I have a doubt regarding fixed point iteration method for $f(x)=0$ for a zero of $f$ in $[a,b]$. We write it in equivalent form like $$g(x)=x$$ Now I studied that result is that iteration Method $$x_{n+1}=g(x_n)$$ is convergent iff $|g’(x)|<c<1,\forall x\in[a,b]$ . I think I have read wrong result because I have a counter-example as
$$x_{n+1}=g(x_n)$$ where $$g(x)=1+\frac{2}{x}, x\in[1,100]$$ I check it by using general real analysis method that the sequence $<1+\frac{2}{x_n}>$ is convergent to $2$ for any choices of $x\in [1,100]$, but $$|g’(x)|<c<1$$ is not true for all $x$ in $[1,100]$. Where is my mistake in result ? Is it not if and only if form ? Please help . Thank you .
The condition that $|g'(x)|<1$ over an entire interval containing the fixed-point is a sufficient but unnecessary condition for convergence. Likewise the condition that $|g'(x)|>1$ over the same interval is a sufficient but unnecessary condition for divergence (unless one happens to "stumble" upon the fixed-point from outside the interval).
You can't always use these conditions to test for convergence/divergence. For example, $g$ may not be differentiable, or $|g'(x)|$ may swap between being less than or greater than $1$ over the interval of interest. The latter case is what occurs for your example.

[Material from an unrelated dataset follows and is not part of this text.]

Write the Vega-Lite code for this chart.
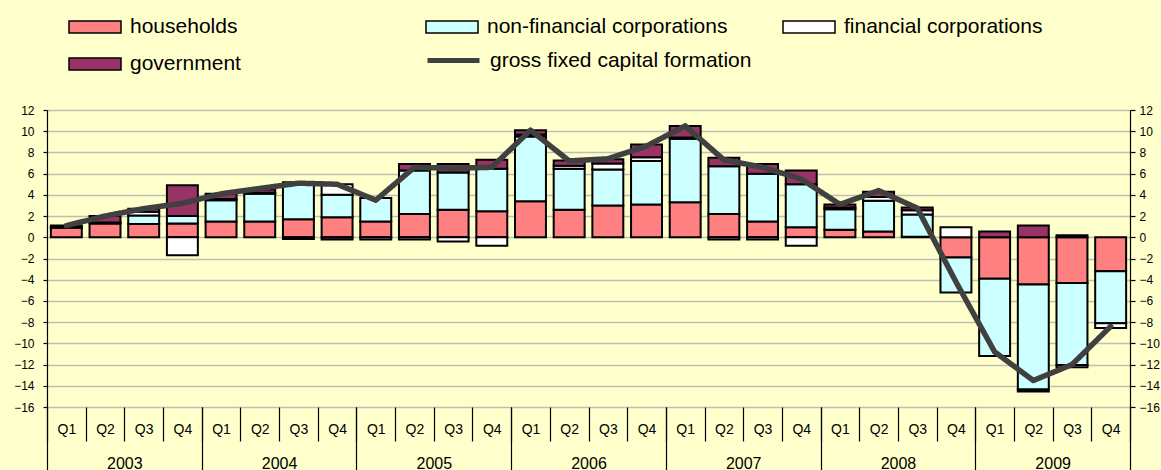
{
  "$schema": "https://vega.github.io/schema/vega-lite/v6.json",
  "width": 1083,
  "height": 297,
  "autosize": {"type": "none"},
  "padding": {"left": 47, "top": 110, "right": 31, "bottom": 63},
  "background": "#FFFFCC",
  "config": {"view": {"stroke": null}, "font": "Liberation Sans"},
  "datasets": {
    "sectors": [
      {"period": "2003 Q1", "sector": "households", "ord": 1, "value": 0.9},
      {"period": "2003 Q1", "sector": "non-financial corporations", "ord": 2, "value": 0.1},
      {"period": "2003 Q1", "sector": "government", "ord": 4, "value": 0.1},
      {"period": "2003 Q2", "sector": "households", "ord": 1, "value": 1.3},
      {"period": "2003 Q2", "sector": "non-financial corporations", "ord": 2, "value": 0.1},
      {"period": "2003 Q2", "sector": "government", "ord": 4, "value": 0.6},
      {"period": "2003 Q3", "sector": "households", "ord": 1, "value": 1.25},
      {"period": "2003 Q3", "sector": "non-financial corporations", "ord": 2, "value": 0.8},
      {"period": "2003 Q3", "sector": "financial corporations", "ord": 3, "value": 0.35},
      {"period": "2003 Q3", "sector": "government", "ord": 4, "value": 0.3},
      {"period": "2003 Q4", "sector": "households", "ord": 1, "value": 1.3},
      {"period": "2003 Q4", "sector": "non-financial corporations", "ord": 2, "value": 0.7},
      {"period": "2003 Q4", "sector": "financial corporations", "ord": 3, "value": -1.7},
      {"period": "2003 Q4", "sector": "government", "ord": 4, "value": 2.9},
      {"period": "2004 Q1", "sector": "households", "ord": 1, "value": 1.5},
      {"period": "2004 Q1", "sector": "non-financial corporations", "ord": 2, "value": 2.0},
      {"period": "2004 Q1", "sector": "financial corporations", "ord": 3, "value": 0.1},
      {"period": "2004 Q1", "sector": "government", "ord": 4, "value": 0.5},
      {"period": "2004 Q2", "sector": "households", "ord": 1, "value": 1.5},
      {"period": "2004 Q2", "sector": "non-financial corporations", "ord": 2, "value": 2.6},
      {"period": "2004 Q2", "sector": "financial corporations", "ord": 3, "value": 0.1},
      {"period": "2004 Q2", "sector": "government", "ord": 4, "value": 0.3},
      {"period": "2004 Q3", "sector": "households", "ord": 1, "value": 1.7},
      {"period": "2004 Q3", "sector": "non-financial corporations", "ord": 2, "value": 3.4},
      {"period": "2004 Q3", "sector": "financial corporations", "ord": 3, "value": -0.15},
      {"period": "2004 Q3", "sector": "government", "ord": 4, "value": 0.1},
      {"period": "2004 Q4", "sector": "households", "ord": 1, "value": 1.9},
      {"period": "2004 Q4", "sector": "non-financial corporations", "ord": 2, "value": 2.1},
      {"period": "2004 Q4", "sector": "financial corporations", "ord": 3, "value": 1.0},
      {"period": "2004 Q4", "sector": "government", "ord": 4, "value": -0.2},
      {"period": "2005 Q1", "sector": "households", "ord": 1, "value": 1.5},
      {"period": "2005 Q1", "sector": "non-financial corporations", "ord": 2, "value": 2.2},
      {"period": "2005 Q1", "sector": "financial corporations", "ord": 3, "value": -0.2},
      {"period": "2005 Q2", "sector": "households", "ord": 1, "value": 2.2},
      {"period": "2005 Q2", "sector": "non-financial corporations", "ord": 2, "value": 4.1},
      {"period": "2005 Q2", "sector": "financial corporations", "ord": 3, "value": -0.2},
      {"period": "2005 Q2", "sector": "government", "ord": 4, "value": 0.6},
      {"period": "2005 Q3", "sector": "households", "ord": 1, "value": 2.6},
      {"period": "2005 Q3", "sector": "non-financial corporations", "ord": 2, "value": 3.5},
      {"period": "2005 Q3", "sector": "financial corporations", "ord": 3, "value": -0.4},
      {"period": "2005 Q3", "sector": "government", "ord": 4, "value": 0.8},
      {"period": "2005 Q4", "sector": "households", "ord": 1, "value": 2.45},
      {"period": "2005 Q4", "sector": "non-financial corporations", "ord": 2, "value": 4.0},
      {"period": "2005 Q4", "sector": "financial corporations", "ord": 3, "value": -0.8},
      {"period": "2005 Q4", "sector": "government", "ord": 4, "value": 0.85},
      {"period": "2006 Q1", "sector": "households", "ord": 1, "value": 3.4},
      {"period": "2006 Q1", "sector": "non-financial corporations", "ord": 2, "value": 6.1},
      {"period": "2006 Q1", "sector": "financial corporations", "ord": 3, "value": 0.2},
      {"period": "2006 Q1", "sector": "government", "ord": 4, "value": 0.4},
      {"period": "2006 Q2", "sector": "households", "ord": 1, "value": 2.6},
      {"period": "2006 Q2", "sector": "non-financial corporations", "ord": 2, "value": 3.85},
      {"period": "2006 Q2", "sector": "financial corporations", "ord": 3, "value": 0.3},
      {"period": "2006 Q2", "sector": "government", "ord": 4, "value": 0.5},
      {"period": "2006 Q3", "sector": "households", "ord": 1, "value": 3.0},
      {"period": "2006 Q3", "sector": "non-financial corporations", "ord": 2, "value": 3.4},
      {"period": "2006 Q3", "sector": "financial corporations", "ord": 3, "value": 0.55},
      {"period": "2006 Q3", "sector": "government", "ord": 4, "value": 0.4},
      {"period": "2006 Q4", "sector": "households", "ord": 1, "value": 3.1},
      {"period": "2006 Q4", "sector": "non-financial corporations", "ord": 2, "value": 4.1},
      {"period": "2006 Q4", "sector": "financial corporations", "ord": 3, "value": 0.35},
      {"period": "2006 Q4", "sector": "government", "ord": 4, "value": 1.2},
      {"period": "2007 Q1", "sector": "households", "ord": 1, "value": 3.3},
      {"period": "2007 Q1", "sector": "non-financial corporations", "ord": 2, "value": 6.0},
      {"period": "2007 Q1", "sector": "financial corporations", "ord": 3, "value": 0.1},
      {"period": "2007 Q1", "sector": "government", "ord": 4, "value": 1.1},
      {"period": "2007 Q2", "sector": "households", "ord": 1, "value": 2.2},
      {"period": "2007 Q2", "sector": "non-financial corporations", "ord": 2, "value": 4.5},
      {"period": "2007 Q2", "sector": "financial corporations", "ord": 3, "value": -0.2},
      {"period": "2007 Q2", "sector": "government", "ord": 4, "value": 0.8},
      {"period": "2007 Q3", "sector": "households", "ord": 1, "value": 1.5},
      {"period": "2007 Q3", "sector": "non-financial corporations", "ord": 2, "value": 4.5},
      {"period": "2007 Q3", "sector": "financial corporations", "ord": 3, "value": -0.2},
      {"period": "2007 Q3", "sector": "government", "ord": 4, "value": 0.9},
      {"period": "2007 Q4", "sector": "households", "ord": 1, "value": 0.95},
      {"period": "2007 Q4", "sector": "non-financial corporations", "ord": 2, "value": 4.05},
      {"period": "2007 Q4", "sector": "financial corporations", "ord": 3, "value": -0.8},
      {"period": "2007 Q4", "sector": "government", "ord": 4, "value": 1.3},
      {"period": "2008 Q1", "sector": "households", "ord": 1, "value": 0.7},
      {"period": "2008 Q1", "sector": "non-financial corporations", "ord": 2, "value": 1.95},
      {"period": "2008 Q1", "sector": "financial corporations", "ord": 3, "value": 0.15},
      {"period": "2008 Q1", "sector": "government", "ord": 4, "value": 0.3},
      {"period": "2008 Q2", "sector": "households", "ord": 1, "value": 0.55},
      {"period": "2008 Q2", "sector": "non-financial corporations", "ord": 2, "value": 2.9},
      {"period": "2008 Q2", "sector": "financial corporations", "ord": 3, "value": 0.35},
      {"period": "2008 Q2", "sector": "government", "ord": 4, "value": 0.5},
      {"period": "2008 Q3", "sector": "households", "ord": 1, "value": 0.05},
      {"period": "2008 Q3", "sector": "non-financial corporations", "ord": 2, "value": 2.1},
      {"period": "2008 Q3", "sector": "financial corporations", "ord": 3, "value": 0.4},
      {"period": "2008 Q3", "sector": "government", "ord": 4, "value": 0.25},
      {"period": "2008 Q4", "sector": "households", "ord": 1, "value": -1.9},
      {"period": "2008 Q4", "sector": "non-financial corporations", "ord": 2, "value": -3.3},
      {"period": "2008 Q4", "sector": "financial corporations", "ord": 3, "value": 0.95},
      {"period": "2009 Q1", "sector": "households", "ord": 1, "value": -3.9},
      {"period": "2009 Q1", "sector": "non-financial corporations", "ord": 2, "value": -7.3},
      {"period": "2009 Q1", "sector": "government", "ord": 4, "value": 0.55},
      {"period": "2009 Q2", "sector": "households", "ord": 1, "value": -4.45},
      {"period": "2009 Q2", "sector": "non-financial corporations", "ord": 2, "value": -9.9},
      {"period": "2009 Q2", "sector": "financial corporations", "ord": 3, "value": -0.2},
      {"period": "2009 Q2", "sector": "government", "ord": 4, "value": 1.1},
      {"period": "2009 Q3", "sector": "households", "ord": 1, "value": -4.3},
      {"period": "2009 Q3", "sector": "non-financial corporations", "ord": 2, "value": -7.75},
      {"period": "2009 Q3", "sector": "financial corporations", "ord": 3, "value": -0.2},
      {"period": "2009 Q3", "sector": "government", "ord": 4, "value": 0.2},
      {"period": "2009 Q4", "sector": "households", "ord": 1, "value": -3.2},
      {"period": "2009 Q4", "sector": "non-financial corporations", "ord": 2, "value": -4.9},
      {"period": "2009 Q4", "sector": "financial corporations", "ord": 3, "value": -0.45}
    ],
    "gfcf": [
      {"period": "2003 Q1", "value": 1.1},
      {"period": "2003 Q2", "value": 2.0},
      {"period": "2003 Q3", "value": 2.7},
      {"period": "2003 Q4", "value": 3.2},
      {"period": "2004 Q1", "value": 4.1},
      {"period": "2004 Q2", "value": 4.6},
      {"period": "2004 Q3", "value": 5.1},
      {"period": "2004 Q4", "value": 5.0},
      {"period": "2005 Q1", "value": 3.5},
      {"period": "2005 Q2", "value": 6.6},
      {"period": "2005 Q3", "value": 6.5},
      {"period": "2005 Q4", "value": 6.6},
      {"period": "2006 Q1", "value": 10.1},
      {"period": "2006 Q2", "value": 7.2},
      {"period": "2006 Q3", "value": 7.4},
      {"period": "2006 Q4", "value": 8.6},
      {"period": "2007 Q1", "value": 10.5},
      {"period": "2007 Q2", "value": 7.3},
      {"period": "2007 Q3", "value": 6.6},
      {"period": "2007 Q4", "value": 5.5},
      {"period": "2008 Q1", "value": 3.1},
      {"period": "2008 Q2", "value": 4.4},
      {"period": "2008 Q3", "value": 2.75},
      {"period": "2008 Q4", "value": -4.2},
      {"period": "2009 Q1", "value": -10.8},
      {"period": "2009 Q2", "value": -13.5},
      {"period": "2009 Q3", "value": -12.0},
      {"period": "2009 Q4", "value": -8.4}
    ]
  },
  "layer": [
    {
      "data": {"name": "sectors"},
      "mark": {"type": "bar", "width": {"band": 0.8}, "stroke": "black", "strokeWidth": 2},
      "encoding": {
        "x": {
          "field": "period", "type": "nominal",
          "scale": {"paddingInner": 0, "paddingOuter": 0},
          "axis": {
            "orient": "bottom", "title": null, "domain": false, "grid": false,
            "tickBand": "extent", "tickSize": 34, "tickColor": "black", "tickWidth": 1.2,
            "labelExpr": "datum.value ? substring(datum.value, 5) : ''",
            "labelAngle": 0, "labelAlign": "center", "labelBaseline": "top", "labelOverlap": false,
            "labelFont": "Liberation Sans", "labelFontSize": 14, "labelColor": "black",
            "labelPadding": -19
          }
        },
        "y": {
          "field": "value", "type": "quantitative", "stack": "zero",
          "scale": {"domain": [-16, 12], "nice": false, "zero": false},
          "axis": {
            "orient": "left", "title": null, "values": [-16, -14, -12, -10, -8, -6, -4, -2, 0, 2, 4, 6, 8, 10, 12],
            "grid": true, "gridColor": "#BEBEB4", "gridWidth": 1.5,
            "domainColor": "black", "domainWidth": 1.2,
            "tickColor": "black", "tickSize": 4, "tickWidth": 1.2,
            "labelPadding": 9, "labelFont": "Liberation Sans", "labelFontSize": 12, "labelColor": "black"
          }
        },
        "color": {
          "field": "sector", "type": "nominal",
          "scale": {
            "domain": ["households", "non-financial corporations", "financial corporations", "government"],
            "range": ["#FF8080", "#CCFFFF", "#FFFFFF", "#993366"]
          },
          "legend": {
            "title": null, "orient": "none", "direction": "horizontal", "legendX": 21, "legendY": -110,
            "columns": 3, "gridAlign": "all", "columnPadding": 52, "rowPadding": -19.5, "padding": 0,
            "symbolSize": 2704, "labelFontSize": 21, "labelFont": "Liberation Sans", "labelColor": "black",
            "labelOffset": 8, "labelLimit": 0,
            "symbolType": "M-1,-0.23H1V0.23H-1Z",
            "symbolStrokeColor": "black", "symbolStrokeWidth": 1.5
          }
        },
        "order": {"field": "ord", "type": "quantitative"}
      }
    },
    {
      "data": {"name": "gfcf"},
      "mark": {"type": "line", "color": "#404040", "strokeWidth": 5.5, "strokeJoin": "round", "strokeCap": "round"},
      "encoding": {
        "x": {
          "field": "period", "type": "nominal",
          "axis": {
            "orient": "bottom", "title": null, "domain": false, "grid": false,
            "tickBand": "extent", "tickSize": 64, "tickWidth": 1.2,
            "tickColor": {"condition": {"test": "!datum.value || indexof(datum.value, 'Q4') >= 0", "value": "black"}, "value": "transparent"},
            "labelExpr": "datum.value && indexof(datum.value, 'Q2') >= 0 ? substring(datum.value, 0, 4) : ''",
            "labelAngle": 0, "labelAlign": "center", "labelBaseline": "top", "labelOverlap": false,
            "labelOffset": 19.35, "labelPadding": -16,
            "labelFont": "Liberation Sans", "labelFontSize": 16, "labelColor": "black"
          }
        },
        "y": {
          "field": "value", "type": "quantitative",
          "axis": {
            "orient": "right", "title": null, "values": [-16, -14, -12, -10, -8, -6, -4, -2, 0, 2, 4, 6, 8, 10, 12],
            "grid": false, "domainColor": "black", "domainWidth": 1.2,
            "tickColor": "black", "tickSize": 5, "tickWidth": 1.2,
            "labelPadding": 4, "labelFont": "Liberation Sans", "labelFontSize": 12, "labelColor": "black"
          }
        },
        "strokeDash": {
          "datum": "gross fixed capital formation", "type": "nominal",
          "scale": {"domain": ["gross fixed capital formation"], "range": [[1, 0]]},
          "legend": {
            "title": null, "orient": "none", "legendX": 378, "legendY": -78, "padding": 0,
            "symbolType": "stroke", "symbolSize": 2704, "symbolStrokeWidth": 5, "symbolStrokeColor": "#404040",
            "labelFontSize": 21, "labelFont": "Liberation Sans", "labelColor": "black",
            "labelOffset": 8, "labelLimit": 0
          }
        }
      }
    }
  ],
  "resolve": {"axis": {"x": "independent", "y": "independent"}}
}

Despite this, your example still manages to converge. This may be attributed to the fact that it satisfies $|g'(x)|<1$ for all $x\in(\sqrt2,\infty)$, and $g(x)\in(\sqrt2,\infty)$ for any $x\in(0,\sqrt2]$. Hence, after the first iteration, you are guaranteed to find yourself in a region where it converges.
This is a good example where one should be more interested in eventual convergence i.e. "will it converge if you start close enough to the fixed-point?" Assuming $g$ is continuously convergent, this boils down to whether or not $|g'(x_\star)|<1$ where $x_\star=g(x_\star)$ is the fixed-point. You can further extend this to allow $|g'(x_\star)|=1$ as long as $|g'(x)|<1$ holds almost everywhere near it, which is a sufficient but unnecessary condition for convergence is you start almost anywhere near it.
Using this sufficient but unnecessary condition for your example:
The fixed-point may be observed to be $2$, and $g'(2)=-1/2$. Hence $x_{n+1}=g(x_n)$ converges provided you start close enough to $2$.
Note that this does not tell you how close you will need to start. But it's an easier condition to verify in some cases.
Some other examples you can try:
$x_{n+1}=\arctan(x_n)$ converges to $x_\star=0$ for all real starting points.
$x_{n+1}=2^{\operatorname{sgn}(x_n)}x_n$ converges to $x_\star=0$ only for negative starting points, where $\operatorname{sgn}$ is the sign function.
$x_{n+1}=-2^{\operatorname{sgn}(x_n)}x_n$ converges to $x_\star=0$ only if your starting point is $0$.
For the last two, if we ignore the lack of differentiability at $x=0$, what is their difference? Is it sufficient in either case to look only at the magnitude of the derivatives?